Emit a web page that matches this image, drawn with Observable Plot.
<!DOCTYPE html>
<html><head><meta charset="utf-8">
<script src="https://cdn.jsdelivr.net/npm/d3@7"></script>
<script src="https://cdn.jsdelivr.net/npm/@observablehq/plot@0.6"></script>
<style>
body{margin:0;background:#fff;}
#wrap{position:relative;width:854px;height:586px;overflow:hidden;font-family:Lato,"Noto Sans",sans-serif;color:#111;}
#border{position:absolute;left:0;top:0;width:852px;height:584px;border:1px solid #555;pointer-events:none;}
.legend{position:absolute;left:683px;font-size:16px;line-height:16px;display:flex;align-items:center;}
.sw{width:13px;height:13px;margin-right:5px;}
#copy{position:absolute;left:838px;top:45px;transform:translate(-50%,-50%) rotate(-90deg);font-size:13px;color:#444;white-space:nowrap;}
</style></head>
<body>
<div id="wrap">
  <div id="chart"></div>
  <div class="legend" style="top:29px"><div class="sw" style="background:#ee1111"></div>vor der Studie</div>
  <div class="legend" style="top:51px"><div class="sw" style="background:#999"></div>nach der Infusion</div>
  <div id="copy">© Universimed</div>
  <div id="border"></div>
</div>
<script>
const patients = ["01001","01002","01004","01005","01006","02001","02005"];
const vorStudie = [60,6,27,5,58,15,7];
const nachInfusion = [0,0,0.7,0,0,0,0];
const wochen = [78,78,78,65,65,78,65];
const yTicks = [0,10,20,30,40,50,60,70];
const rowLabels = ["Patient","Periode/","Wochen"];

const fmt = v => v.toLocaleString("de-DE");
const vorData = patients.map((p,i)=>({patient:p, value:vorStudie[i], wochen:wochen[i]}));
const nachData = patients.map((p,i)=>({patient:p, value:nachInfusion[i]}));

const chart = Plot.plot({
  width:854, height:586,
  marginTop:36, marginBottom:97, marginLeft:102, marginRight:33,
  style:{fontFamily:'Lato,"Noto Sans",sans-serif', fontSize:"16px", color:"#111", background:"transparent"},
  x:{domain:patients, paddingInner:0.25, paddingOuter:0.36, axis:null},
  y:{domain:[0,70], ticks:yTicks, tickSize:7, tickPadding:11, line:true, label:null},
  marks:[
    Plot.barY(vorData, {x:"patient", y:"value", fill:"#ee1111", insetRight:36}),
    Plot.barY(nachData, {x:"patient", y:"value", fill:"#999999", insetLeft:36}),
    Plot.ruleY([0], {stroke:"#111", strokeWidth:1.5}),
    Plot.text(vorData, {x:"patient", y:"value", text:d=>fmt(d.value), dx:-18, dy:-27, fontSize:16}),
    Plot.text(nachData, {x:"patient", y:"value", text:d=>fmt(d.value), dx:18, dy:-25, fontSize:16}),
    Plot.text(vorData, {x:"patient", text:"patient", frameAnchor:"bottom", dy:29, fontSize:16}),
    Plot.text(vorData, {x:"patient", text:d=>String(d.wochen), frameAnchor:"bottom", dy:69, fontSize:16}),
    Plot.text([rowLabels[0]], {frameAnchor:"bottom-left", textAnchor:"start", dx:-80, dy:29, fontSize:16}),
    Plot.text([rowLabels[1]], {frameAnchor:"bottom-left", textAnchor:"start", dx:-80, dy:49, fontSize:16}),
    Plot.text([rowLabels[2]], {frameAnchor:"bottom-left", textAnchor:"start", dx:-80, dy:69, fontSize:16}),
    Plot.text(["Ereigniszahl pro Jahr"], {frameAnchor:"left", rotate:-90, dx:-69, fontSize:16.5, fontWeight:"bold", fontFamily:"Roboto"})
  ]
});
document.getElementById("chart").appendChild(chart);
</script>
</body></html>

##############################

Extract all of the data shown above and repeat it verbatim.

Emit a web page that matches this image, drawn with Observable Plot.
<!DOCTYPE html>
<html><head><meta charset="utf-8">
<script src="https://cdn.jsdelivr.net/npm/d3@7"></script>
<script src="https://cdn.jsdelivr.net/npm/@observablehq/plot@0.6"></script>
<style>
body{margin:0;background:#fff;}
#wrap{position:relative;width:854px;height:586px;overflow:hidden;font-family:Lato,"Noto Sans",sans-serif;color:#111;}
#border{position:absolute;left:0;top:0;width:852px;height:584px;border:1px solid #555;pointer-events:none;}
.legend{position:absolute;left:683px;font-size:16px;line-height:16px;display:flex;align-items:center;}
.sw{width:13px;height:13px;margin-right:5px;}
#copy{position:absolute;left:838px;top:45px;transform:translate(-50%,-50%) rotate(-90deg);font-size:13px;color:#444;white-space:nowrap;}
</style></head>
<body>
<div id="wrap">
  <div id="chart"></div>
  <div class="legend" style="top:29px"><div class="sw" style="background:#ee1111"></div>vor der Studie</div>
  <div class="legend" style="top:51px"><div class="sw" style="background:#999"></div>nach der Infusion</div>
  <div id="copy">© Universimed</div>
  <div id="border"></div>
</div>
<script>
const patients = ["01001","01002","01004","01005","01006","02001","02005"];
const vorStudie = [60,6,27,5,58,15,7];
const nachInfusion = [0,0,0.7,0,0,0,0];
const wochen = [78,78,78,65,65,78,65];
const yTicks = [0,10,20,30,40,50,60,70];
const rowLabels = ["Patient","Periode/","Wochen"];

const fmt = v => v.toLocaleString("de-DE");
const vorData = patients.map((p,i)=>({patient:p, value:vorStudie[i], wochen:wochen[i]}));
const nachData = patients.map((p,i)=>({patient:p, value:nachInfusion[i]}));

const chart = Plot.plot({
  width:854, height:586,
  marginTop:36, marginBottom:97, marginLeft:102, marginRight:33,
  style:{fontFamily:'Lato,"Noto Sans",sans-serif', fontSize:"16px", color:"#111", background:"transparent"},
  x:{domain:patients, paddingInner:0.25, paddingOuter:0.36, axis:null},
  y:{domain:[0,70], ticks:yTicks, tickSize:7, tickPadding:11, line:true, label:null},
  marks:[
    Plot.barY(vorData, {x:"patient", y:"value", fill:"#ee1111", insetRight:36}),
    Plot.barY(nachData, {x:"patient", y:"value", fill:"#999999", insetLeft:36}),
    Plot.ruleY([0], {stroke:"#111", strokeWidth:1.5}),
    Plot.text(vorData, {x:"patient", y:"value", text:d=>fmt(d.value), dx:-18, dy:-27, fontSize:16}),
    Plot.text(nachData, {x:"patient", y:"value", text:d=>fmt(d.value), dx:18, dy:-25, fontSize:16}),
    Plot.text(vorData, {x:"patient", text:"patient", frameAnchor:"bottom", dy:29, fontSize:16}),
    Plot.text(vorData, {x:"patient", text:d=>String(d.wochen), frameAnchor:"bottom", dy:69, fontSize:16}),
    Plot.text([rowLabels[0]], {frameAnchor:"bottom-left", textAnchor:"start", dx:-80, dy:29, fontSize:16}),
    Plot.text([rowLabels[1]], {frameAnchor:"bottom-left", textAnchor:"start", dx:-80, dy:49, fontSize:16}),
    Plot.text([rowLabels[2]], {frameAnchor:"bottom-left", textAnchor:"start", dx:-80, dy:69, fontSize:16}),
    Plot.text(["Ereigniszahl pro Jahr"], {frameAnchor:"left", rotate:-90, dx:-69, fontSize:16.5, fontWeight:"bold", fontFamily:"Roboto"})
  ]
});
document.getElementById("chart").appendChild(chart);
</script>
</body></html>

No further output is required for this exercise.